Arrangements for Record Keeping and Confidentiality
Parents can be assured that all concerns and complaints will be treated seriously and confidentially. Correspondence, statements and records relating to individual complaints will be kept confidential except to the extent required by paragraph 6(3)(f) of the Education (Independent Colleges Standards) (England) Regulations 2003 (as subsequently amended), by the Secretary of State or where disclosure is required by the ISI under Section 162A of the Education Act 2002 (as amended), or under other legal authority.
The DfE has given the following guidance on the identity of an independent panel member.
“Our general view is that people who have held a position of responsibility and are used to analysing evidence and putting forward balanced arguments would be suitable. Examples of persons likely to be suitable are serving or retired business people, civil servants, heads or senior members of staff at other colleges, people with a legal background and retired members of the Police Force might be considered.”
Complaints Procedure – Independent Member of the Panel
The following guidance comes from a letter sent by the DfE to the ISC General Secretary in 2002. Although dated, the advice is extant.
Whilst we do not intend to be prescriptive our general view is that suitable people would be those who have held positions of responsibility and who are used to analysing evidence and putting forward balanced arguments/points. It would add credibility if independent panel members had some standing in the local community. In this connection serving or retired business people, civil servants, heads or senior members of staff at other colleges, people with a legal background – perhaps retired members of the Police Force – might be considered suitable by colleges. Colleges will have their own views and may well have other suitable suggestions to make.

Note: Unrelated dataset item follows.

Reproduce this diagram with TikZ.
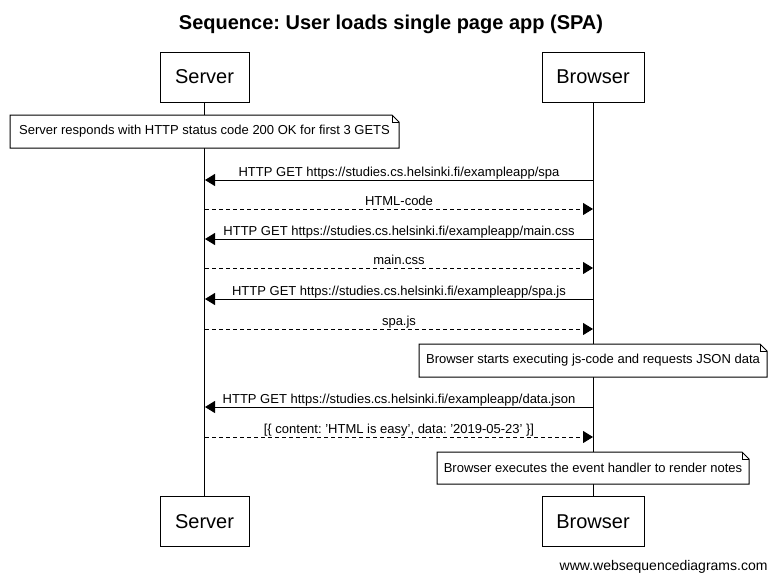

You asked if it would be acceptable to appoint former governors or staff of the college as the independent panel member. The regulations do not preclude this since the stipulation is that the person must be independent of the management and running of the college. Clearly former governors or staff would not have any such involvement. However, colleges should bear in mind that they may be subject to criticism that such people would remain too close to the college and would not be truly independent.